In our research, similar dynamics emerge. Parents often recount their children’s school meal experiences with pride, framing them as extensions of family identity. Juliet, born 1959 in Boston Spa, for example, described her son’s assertiveness about food quality when he was growing up as a child in the 1990s, as a reflection of her own approach:
Julia: I think he quite liked the food actually.
Isabelle Carter: Mm, I was going to ask.
Julia: They did insist at one time, and he’s like me [both laugh]. He’s particular too, can’t imagine where he got that from [both laughing]. But yeah, I mean, at one stage they [the school] insisted that they have some fruit. And he [laughing] God, actually, he is a chip off the old block! Because he refused to eat an apple because it wasn’t nice [laughs]. So yeah, he’s just like his mother!

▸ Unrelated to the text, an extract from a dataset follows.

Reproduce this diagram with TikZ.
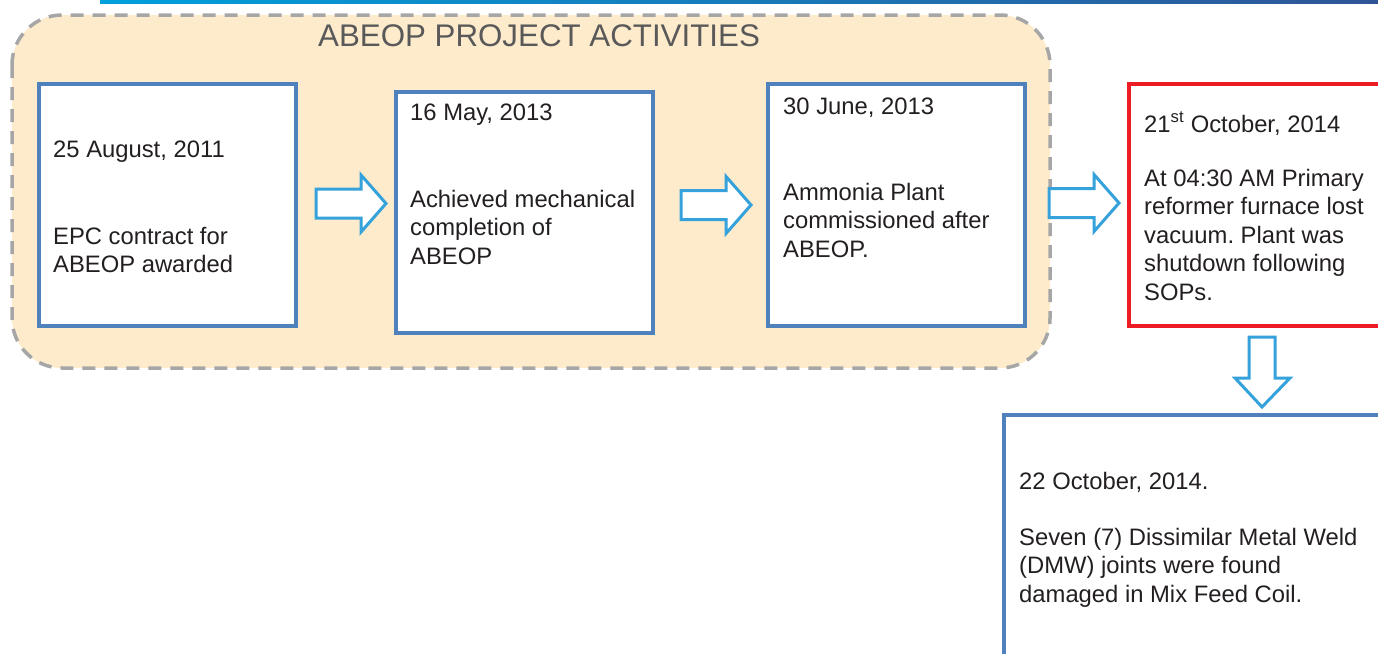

Although school meals are often framed as a shared experience, our research highlights the diversity of individual and intergenerational perspectives. For some, school meals evoke memories of austerity and control, as in Daniel’s recollections of being forced to eat everything on his plate. For others, they represent moments of community and care, as Julia’s experience of encouraging her children to embrace school dinners illustrates. These differing accounts reflect broader societal shifts, from the rationing of the mid-twentieth century to contemporary debates over nutrition and child welfare. The intergenerational dimensions of school meals provide a valuable lens for examining the evolving relationship between food, education, and society. By exploring these narratives, we can better understand how historical experiences shape contemporary attitudes and practices and, crucially, how they might inform future policy.